Things are different for co-owners: For jointly owned properties, each investor must hold a minimum stake of AED 400k to qualify, even in equal splits. This effectively closes the door on those trying to secure a visa through pooling smaller shares together.
In short: The system’s shift from a price threshold to an ownership-based model opens the door to lower-ticket investors, while also tightening rules on shared ownership. This could lift activity at the lower and mid-tier ends of the market.
The bigger endgame? More buyers become eligible. “The revised thresholds mean that existing property owners who previously fell below the eligibility criteria may now qualify for residency,” Cavendish Maxwell Research Manager Ali Siddiqui tells EnterpriseAM, adding that the changes could pull in buyers for whom the residency benefit was out of reach.
Our take?
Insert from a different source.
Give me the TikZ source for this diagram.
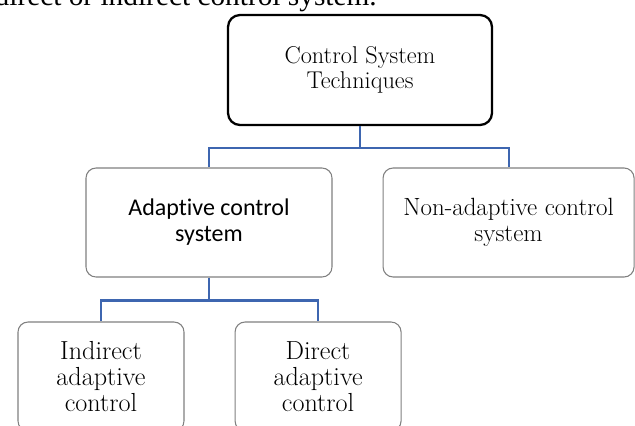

This looks like a preemptive move to support the real estate investment side of the market as momentum begins to soften. Residential values slipped 5.9% m-o-m in March — the first drop since 2020 — while real estate equities were among the hardest hit during the war-driven selloff. “At a time when market sentiment is being tested by external headwinds, Dubai’s latest policy update further reinforces its position as an adaptive, investor-friendly destination,” Siddiqui says.
ICYMI- Even so, underlying activity has remained solid by historical standards, with analysts pointing to a cooldown rather than a correction.
Zoom out: The tweak also fits into a broader push to expand and segment residency pathways. Alongside the two-year investor visa, Dubai offers a 10-year Golden Visa (AED 2 mn threshold) and a five-year retiree visa for over-55s meeting income or asset criteria. Authorities opened up other pathways like the Golden Visa scheme for select nationalities, offering lifetime residency for an AED 100k fee, and have opened the door for superyacht owners, signaling a shift toward more flexible, targeted residency routes.